Do OpenAI's New Reasoning Models (o1 Series) Differ Politically from Their Predecessors?
How the o1 models that leverage inference time compute compares to GPT-4o and GPT-3.5 on political orientation tests
In previous analyses, I have documented how state-of-the-art language models (LLMs) tend to exhibit left-leaning political preferences when subjected to popular political orientation tests. This pattern has been consistent across several generations of models and providers, including OpenAI’s GPT-3.5 and GPT-4, Google’s Gemini or Meta’s Llama series. More recent findings indicate that these predilections are also present in latent form within the open-ended, long-form text generated by LLMs.
Recently, OpenAI introduced a new paradigm of LLMs known as the o1 series. These models employ a reasoning-based approach, utilizing additional inference-time computation to enhance the quality of responses. In essence, o1 models are designed to "think" before responding, generating an extended chain of thought internally before producing answers. This reasoning capability enables the o1 series to outperform previous models like GPT-4o on challenging benchmarks in physics, chemistry, biology, coding, and mathematics. However, this improvement comes at a cost—o1 models are approximately 30 times slower and six times more expensive to run than GPT-4o (source).
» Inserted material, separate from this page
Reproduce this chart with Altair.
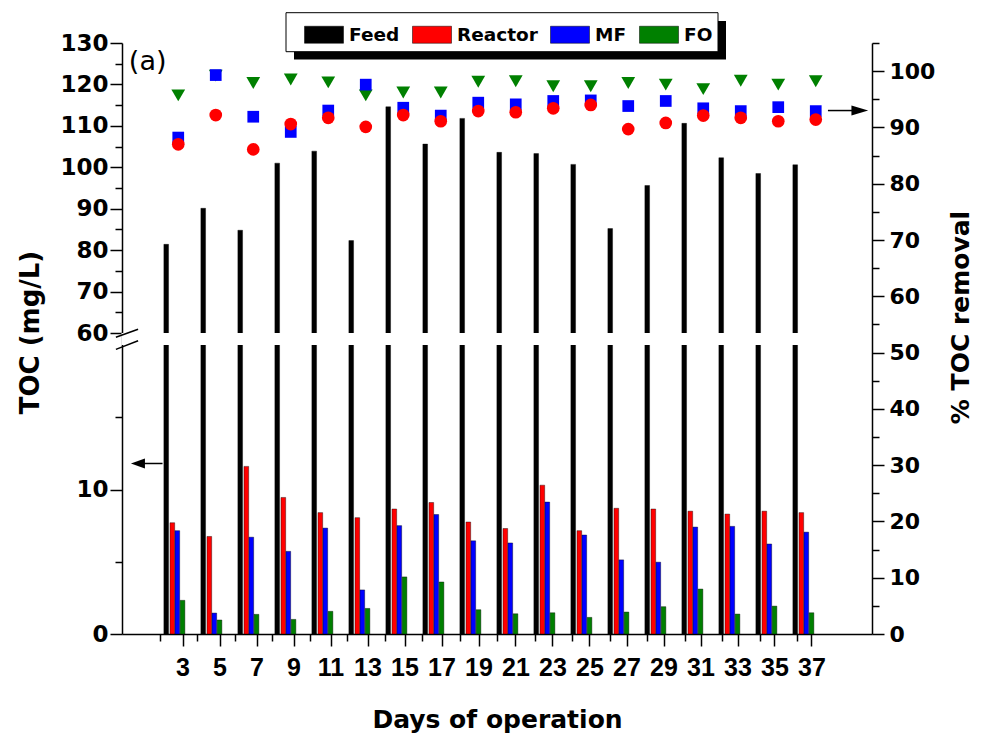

Given these advancements, I was curious whether the reasoning step of the o1 models might influence the political preferences they manifest when answering to questions with political connotations.
Results and Observations
I administered four popular political orientation tests five times to each of the o1 models and their predecessors (GPT-4o, GPT-4o-mini and GPT-3.5). I then averaged the results of each model/test administration. The results are displayed in the figure below:
The results reveal that the political preferences of the o1 series models remain largely consistent with those of their predecessors. Despite the introduction of a reasoning step, the overall political alignment of these models has not significantly changed.
This outcome cannot be attributed to the o1 models failing to utilize their reasoning capabilities. On average, the o1 model used 1,178 internal reasoning tokens before answering each test question, while the o1-mini model used 514 internal reasoning tokens prior to choosing an answer from the political orientation test. This indicates that the reasoning step was actively employed, yet it did not alter the political orientation exhibited by the models when answering questions with political connotations.
Conclusion
The findings suggest that the "reasoning" step incorporated into OpenAI's o1 series models does not appear to affect their political preferences. Despite the significant enhancements in reasoning and problem-solving, the models' political inclinations remain aligned with those of earlier generations.
These insights raise intriguing questions about the extent to which reasoning and political orientation are intertwined in LLMs. As models continue to evolve, further exploration into this relationship could provide deeper understanding of how LLMs interpret and respond to politically charged content.
Would be interesting to see results for DeepSeek and other Chinese models.
This might be because these newer models reflect the biases inherent in the training data, which is also prepared by the same left leaning fellow who did a similar job with the previous LLMs.
They call this GIGO -- garbage in, garbage out.
In essence, each LLM is a pet project to be consumed by an audience sampled from the same population as the designers. Because they are echo chambers, they will reinforce prior beliefs backed by sources real and imagined.